Some general words of wisdom about planting natives in pots, acquired via numerous untimely plant deaths.
- Make sure the pot is big enough. Unless you are doing annuals most natives won’t be happy in a pot that can only hold a couple of gallons of soil.
- Use half potting soil, half cactus mix, you don’t want your medium too heavy.
- Fertilize quarterly. Of course you never fertilize a native in the ground, they can find what they need themselves. In a pot they need help, try something organic like a seaweed/kelp blend, at half recommended strength.
- Find species that don’t mind the close quarters. Many desert natives are used to having their roots constricted and somewhat abused.
- Add a layer of inorganic mulch on top to slow evaporation and keep the soil temperature moderate in summer. I use lava rocks, pea pebbles, small river rock.
- Manzanitas, sages and ceanothus and bigger shrubs are fun for a year or two, but that transplant 2 years down the road will often kill the plant, stick to small/medium stuff.

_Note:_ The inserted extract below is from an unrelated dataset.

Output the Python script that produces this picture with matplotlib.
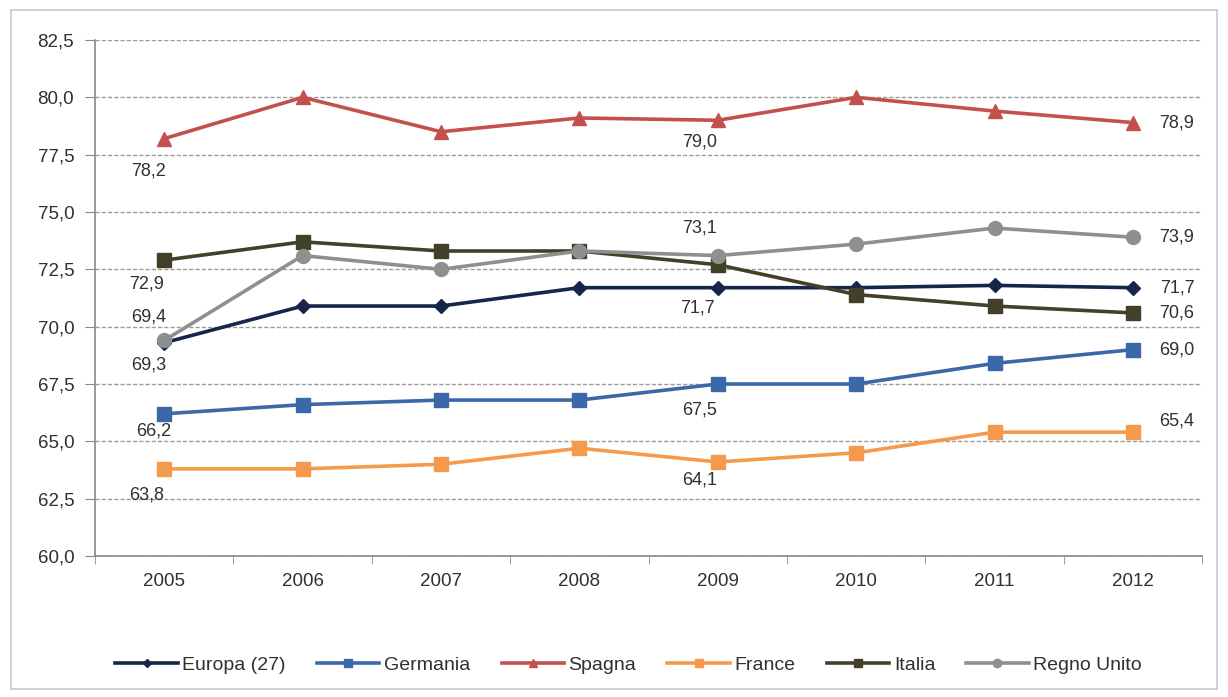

- Water deeply, as infrequently as possible. Once a week (or less) in winter, twice a week in summer.
So let’s see what I’ve got…
Dudleyas do great in pots. These have both been happy since day 1. The chalk dudleya is on a covered porch and only gets a few hours of sun yet thrives. Look how many flower stalks are growing on the Britton’s dudleya… insane.
I finally figured out how to get the bladderpod to look decent… water the everloving heck out of it. It probably wants out of the pot but they do terribly in my soil. A California poppy has taken up residence in the corner of the pot, a pleasant enough interloper.
This Conejo buckwheat is somewhat rare and is now in its 4th year. It doesn’t mind the small pot and blooms every year. I’ve had decent success with buckwheats in pots, at least for a while.
This is my champ. One of my very first potted natives and it is still alive 5 years later. It blooms literally all year long. The hummers love it. Requires no care whatsoever. I’m trying to replicate the success with his little brother which I recently got at Flora Gardens. I think they have a few left.
This desert mallow has done OK, nothing spectacular but it blooms most of the year.
The De La Mina verbena is a big pain as it requires lots of water, and if you miss a few days it will literally drop dead. I’ve revived this poor thing half a dozen times. Great-smelling and abundant flowers is the only reason I tolerate such thin-skinned behavior.
I just planted this island snapdragon, again for the hummers. This will get too big in a year or two.
My first ever wooly blue curl that I propagated from seed. Not doing much yet, but not dying, which is all I can ask from such a sensitive plant. All around are seedlings from my wildflower mix we talked about last week with the Nordhoff kids. Surprised how great they work with no protection at all.
Remember when I said not to use small pots? Well if you have some, succulents are the answer. Plus they won’t whine if you forget to water for a week or two.
California everlasting that I grew from seed. I just want the smell of maple syrup to be constantly wafting into my bedroom.
San Bruno Mt. Aster is a very prolific bloomer especially if you deadhead frequently. For those of you who know my musical tastes I’m a big fan of deadheading. On the side is a phacelia which I didn’t plant which gets bigger and spreads every year.
This manzanita is in a wine barrel, I’m hoping as the bottom rots the roots find their way to the ground. It has done OK, didn’t bloom much this year.
My precious silver bush lupine grown from local seed. Every one I put in the ground dies. I filled this pot with half cactus soil and half gravel/sand.
Would love to see if anyone has had any interesting successes with natives in pots.